I shot a few colors today in this new mold and I guess I couldn't be happier with the product outcome. Of course when I want to show them off I have camera issues, but hope to have something to show here yet today.
Without pics I'll give you some thoughts. Anytime an angle or two or three o r four, whatever, gets configured into a length, you create an inherant stiffness. Look at angle iron vs the same length of re-bar the same thickness. You bend the re-bar long before the angle iron bends. Plastics are the same way, only up here this stuff gets compounded by the cold...air and water. Over the last twenty years or so I have been tied pretty close to the ice fishing industry and tackle makers and the one area regarding winter tackle that breaks a lot of these outfits, especially in the area of plastic, is having a product that doesn't respond to the slightest twitch the angler gives it. Keep in mind too that often we are talking 30, 40, or more feet straight down from the rod tip. Its been my experience thru all of this that those makers who market plastics with angles aren't around for mor than a year or two.
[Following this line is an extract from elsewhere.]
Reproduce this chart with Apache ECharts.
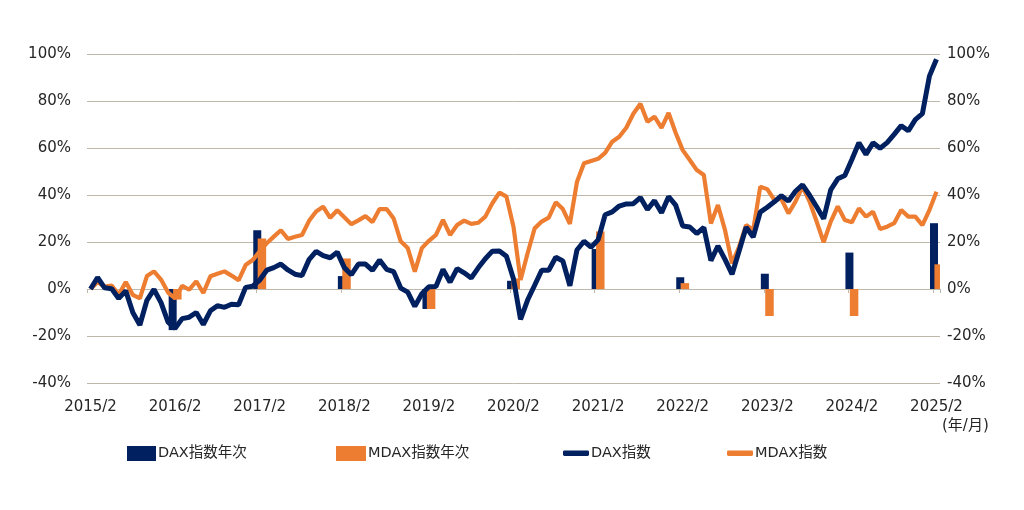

In the pic I'll get up late I have a Micro Nuggie and a dime together with the plastics I made so a good comparison can be realized. The Micro Nuggie in the pic has a roundish tail like the ice stinger. That Nuggie has been a standard for maybe five years now. BUT...its the ball at the hook end that many don't care for. These new stingers are basically the same length as the nuggie, have the same tail configuration and action. From the standpoint of marketing these stingers, they will do very well up here smply because they do not have the bulk at the hook like the nuggie but have as much if not more tail action I don't see how its possible to get the tail action in a tail that has any angles involved.
I picked up a pile of 60 of these stingers after they were plucked and trimmed a bit and they looked like a ball of maggots in my palm. Personally I think you will do better with a tapered round tail Jason.